The podcast starts with a two-minute description about old clocks, the challenges that face people trying to fix them and a potential method for fixing them. At first this seems out of place and I remember checking if I was listening to the right podcast when I heard this, but then out of this uncanny beginning comes the introduction of McLemore. McLemore originally contacted Reed with the goal of solving what he thought was a murder, but the podcast goes much deeper than that. Although this is never completely resolved, McLemore himself, as well as the town he lives in, holds more mystery than the murder alone ever could. At times this seems more of a biography of McLemore’s life than an investigation of a murder, but this gives the podcast a more personal nature and you feel like you know McLemore as an old friend.

“S town” is composed of seven episodes, one chapter per installment. The episodes are a mix of commentary by Reed as well as interviews and time spent with McLemore recorded over their time working together. Since the podcast is entirely based on McLemore, his life and the town everything that hear is real and actually happened, as disturbing as this may seem at times. Reed’s smooth voice is made for podcasts. It leaves the listener feeling comfortable, but I would not recommend listening to “S Town” when you are tired since it may put you right to sleep.

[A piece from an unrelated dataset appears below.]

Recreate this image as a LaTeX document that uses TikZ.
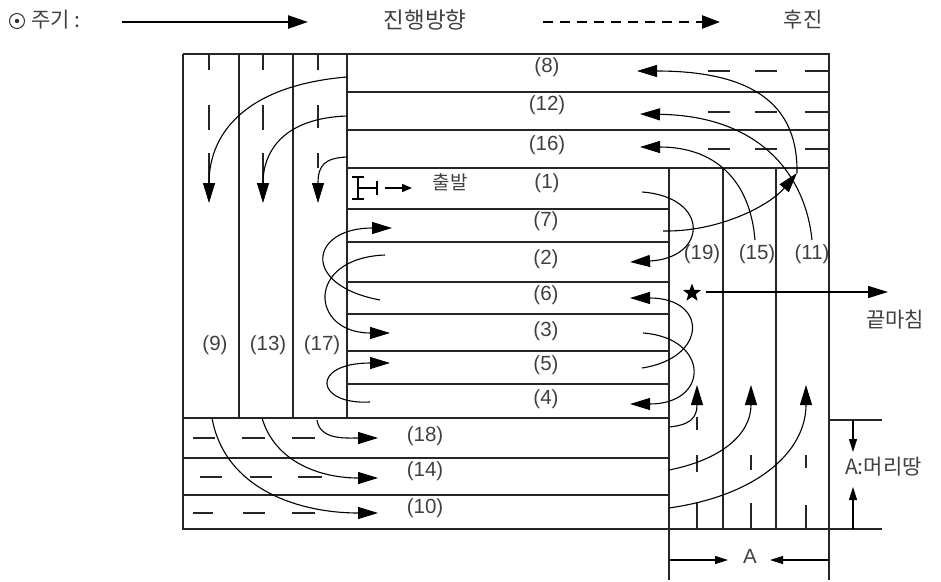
\documentclass[tikz,border=0pt]{standalone}
\usepackage{fontspec}
\setmainfont{Liberation Sans}
\newfontfamily\krfont{Noto Sans CJK KR}
\usetikzlibrary{arrows.meta,shapes.geometric}
\begin{document}
\begin{tikzpicture}[x=1pt,y=-1pt,
  frm/.style={line width=1.3pt,draw=black!85},
  lanedash/.style={line width=1.6pt,draw=black!85},
  trk/.style={line width=1.1pt,-{Triangle[length=20pt,width=12pt]}},
  crv/.style={line width=1.1pt},
  dimarr/.style={line width=1.1pt,-{Triangle[length=13pt,width=8pt]}},
  lbl/.style={font=\fontsize{20.5}{24}\selectfont,text=black!75,inner sep=0pt},
  kor/.style={font=\krfont\fontsize{21}{25}\selectfont,text=black!75,inner sep=0pt},
]
\useasboundingbox (0,0) rectangle (941,581);
% ---------- legend
\node[circle,draw=black!80,line width=1pt,minimum size=15pt,inner sep=0pt] (lgc) at (17,21) {};
\fill[black!80] (lgc.center) circle (2.2pt);
\node[kor,anchor=west] (lgt) at (31,20) {주기 :};
\coordinate (las) at (122,22); \coordinate (lae) at (308,22);
\draw[line width=2.4pt,-{Triangle[length=20pt,width=13pt]}] (las) -- (lae);
\node[kor,font=\krfont\fontsize{22.5}{26}\selectfont] (lgf) at (425,20) {진행방향};
\coordinate (lds) at (543,22); \coordinate (lde) at (720,22);
\draw[line width=2.4pt,dash pattern=on 10pt off 7pt,-{Triangle[length=18pt,width=13pt]}] (lds) -- (lde);
\node[kor] (lgb) at (803,20) {후진};
% ---------- frame
\draw[frm] (183,54) -- (829,54) -- (829,580);
\draw[frm] (183,54) -- (183,529) -- (882,529);
\draw[frm] (829,420) -- (882,420);
\draw[frm] (669,168) -- (669,580);
\foreach \x in {239,293,347} \draw[frm] (\x,54) -- (\x,418);
\foreach \y in {92,130,168} \draw[frm] (347,\y) -- (829,\y);
\foreach \y in {209,242,282,314,351,384} \draw[frm] (347,\y) -- (669,\y);
\foreach \y in {418,458,495} \draw[frm] (183,\y) -- (669,\y);
\foreach \x in {723,776} \draw[frm] (\x,168) -- (\x,529);
% ---------- lane dashes
\foreach \x in {209,263} {\draw[lanedash] (\x,55) -- (\x,70); \draw[lanedash] (\x,105) -- (\x,130); \draw[lanedash] (\x,153) -- (\x,183);}
\draw[lanedash] (318,55) -- (318,70); \draw[lanedash] (318,105) -- (318,128); \draw[lanedash] (318,153) -- (318,168);
\foreach \y in {71,112,149} {\draw[lanedash] (708,\y) -- (730,\y); \draw[lanedash] (755,\y) -- (777,\y); \draw[lanedash] (805,\y) -- (828,\y);}
\draw[lanedash] (193,438) -- (215,438); \draw[lanedash] (242,438) -- (265,438); \draw[lanedash] (292,438) -- (315,438);
\draw[lanedash] (200,477) -- (222,477); \draw[lanedash] (250,477) -- (272,477); \draw[lanedash] (298,477) -- (322,477);
\draw[lanedash] (193,513) -- (213,513); \draw[lanedash] (243,513) -- (265,513); \draw[lanedash] (292,513) -- (315,513);
\draw[lanedash] (697,417) -- (697,430); \draw[lanedash] (697,455) -- (697,472); \draw[lanedash] (697,503) -- (697,528);
\draw[lanedash] (751,455) -- (751,470); \draw[lanedash] (751,503) -- (751,528);
\draw[lanedash] (806,455) -- (806,468); \draw[lanedash] (806,505) -- (806,528);
% ---------- labels
\node[lbl] (n8) at (547,67) {(8)};
\node[lbl] (n12) at (547,105) {(12)};
\node[lbl] (n16) at (547,145) {(16)};
\node[lbl] (n1) at (547,183) {(1)};
\node[lbl] (n7) at (546,221) {(7)};
\node[lbl] (n2) at (546,259) {(2)};
\node[lbl] (n6) at (546,295) {(6)};
\node[lbl] (n3) at (546,331) {(3)};
\node[lbl] (n5) at (546,365) {(5)};
\node[lbl] (n4) at (546,399) {(4)};
\node[lbl] (n9) at (215,345) {(9)};
\node[lbl] (n13) at (268,345) {(13)};
\node[lbl] (n17) at (322,345) {(17)};
\node[lbl] (n19) at (702,254) {(19)};
\node[lbl] (n15) at (757,254) {(15)};
\node[lbl] (n11) at (812,254) {(11)};
\node[lbl] (n18) at (425,436) {(18)};
\node[lbl] (n14) at (425,471) {(14)};
\node[lbl] (n10) at (425,508) {(10)};
% ---------- start symbol
\draw[line width=2.8pt] (358,177) -- (358,199);
\draw[line width=1.8pt] (352,177) -- (364,177) (352,199) -- (364,199);
\draw[line width=1.5pt] (358,188) -- (377,188);
\draw[line width=1.8pt] (377,181) -- (377,195);
\coordinate (sa) at (385,188); \coordinate (sb) at (412,188);
\draw[line width=1.4pt,-{Triangle[length=10pt,width=8pt]}] (sa) -- (sb);
\node[kor,font=\krfont\fontsize{19}{23}\selectfont] (start) at (450,182) {출발};
% ---------- curves: top-right block to left columns
\coordinate (a1s) at (347,77); \coordinate (a1e) at (209,203);
\coordinate (a2s) at (347,116); \coordinate (a2e) at (263,203);
\coordinate (a3s) at (347,157); \coordinate (a3e) at (318,203);
\draw[trk] (a1s) .. controls (250,85) and (209,130) .. (a1e);
\draw[trk] (a2s) .. controls (285,118) and (263,150) .. (a2e);
\draw[trk] (a3s) .. controls (325,158) and (318,165) .. (a3e);
% ---------- right column to top block
\coordinate (c7s) at (663,231); \coordinate (c7e) at (797,173);
\coordinate (c8e) at (637,71);
\coordinate (c12s) at (812,240); \coordinate (c12e) at (640,114);
\coordinate (c16s) at (755,240); \coordinate (c16e) at (640,147);
\draw[trk] (c7s) .. controls (720,232) and (770,205) .. (c7e);
\draw[trk] (c7e) .. controls (798,110) and (760,71) .. (c8e);
\draw[trk] (c12s) .. controls (806,180) and (765,116) .. (c12e);
\draw[trk] (c16s) .. controls (750,180) and (715,147) .. (c16e);
% ---------- turns in the middle rows
\coordinate (t1s) at (642,192); \coordinate (t1e) at (630,262);
\draw[trk] (t1s) .. controls (710,197) and (708,258) .. (t1e);
\coordinate (t6s) at (380,300); \coordinate (t6e) at (392,228);
\draw[trk] (t6s) .. controls (300,285) and (310,228) .. (t6e);
\coordinate (t2s) at (385,255); \coordinate (t2e) at (390,333);
\draw[trk] (t2s) .. controls (305,258) and (310,333) .. (t2e);
\coordinate (t4s) at (370,402); \coordinate (t4e) at (390,363);
\draw[trk] (t4s) .. controls (315,405) and (310,363) .. (t4e);
\coordinate (t5s) at (642,368); \coordinate (t5e) at (630,298);
\draw[trk] (t5s) .. controls (708,358) and (708,298) .. (t5e);
\coordinate (t3s) at (643,333); \coordinate (t3e) at (630,404);
\draw[trk] (t3s) .. controls (710,338) and (710,404) .. (t3e);
% ---------- left columns to bottom rows
\coordinate (b10s) at (212,418); \coordinate (b10e) at (378,513);
\coordinate (b14s) at (262,418); \coordinate (b14e) at (378,478);
\coordinate (b18s) at (317,420); \coordinate (b18e) at (378,438);
\draw[trk] (b10s) .. controls (225,490) and (300,513) .. (b10e);
\draw[trk] (b14s) .. controls (275,462) and (320,478) .. (b14e);
\draw[trk] (b18s) .. controls (320,440) and (345,438) .. (b18e);
% ---------- bottom rows to right column
\coordinate (r1s) at (669,427); \coordinate (r1e) at (697,385);
\coordinate (r2s) at (669,470); \coordinate (r2e) at (751,385);
\coordinate (r3s) at (669,508); \coordinate (r3e) at (806,385);
\draw[trk] (r1s) .. controls (690,425) and (697,418) .. (r1e);
\draw[trk] (r2s) .. controls (720,460) and (751,435) .. (r2e);
\draw[trk] (r3s) .. controls (760,495) and (806,450) .. (r3e);
% ---------- finish
\node[star,star points=5,star point ratio=2.4,minimum size=19pt,inner sep=0pt,fill=black] (fin) at (692,293) {};
\coordinate (fs) at (706,292); \coordinate (fe) at (888,292);
\draw[line width=1.5pt,-{Triangle[length=20pt,width=12pt]}] (fs) -- (fe);
\node[kor] (finl) at (895,320) {끝마침};
% ---------- dimensions
\coordinate (dl) at (669,560); \coordinate (dlt) at (728,560);
\coordinate (dr) at (829,560); \coordinate (drt) at (770,560);
\draw[dimarr] (dl) -- (dlt);
\draw[dimarr] (dr) -- (drt);
\node[lbl] (dA) at (750,556) {A};
\coordinate (vt) at (853,420); \coordinate (vtt) at (853,452);
\coordinate (vb) at (853,529); \coordinate (vbt) at (853,487);
\draw[dimarr] (vt) -- (vtt);
\draw[dimarr] (vb) -- (vbt);
\node[kor,anchor=west] (hd) at (845,467) {A:머리땅};
\end{tikzpicture}
\end{document}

The music that plays as the theme song and occasionally throughout the episodes sets the tone of a small southern town. It reminds me of a trip to the bayou or somewhere in Louisiana based on the instrumentation. McLemore and his southern accent just add more to the mood of the podcast. As someone who has never lived or spent extensive time in the South, this may be portraying a biased view of life in the South, which just adds more to the mystery of the podcast.

Although McLemore originally contacts Reed in 2011, the actual story and investigation spans over many years to follow as McLemore pulls up the past to help explain many of the things that occur. As the podcast goes on, it is easy to be dragged down by McLemore’s depression and take on life. He has many negative views of his town and his circumstances, that may at times be justified, but can easily bring down the listener as well as Reed as he tells the story.

If you are looking for a mystery that at times seems to have no solution and possibly one that has a nonexistent solution to exist, “S Town” may be the podcast for you. “S Town” is available on stownpodcast.org or wherever you find your podcasts.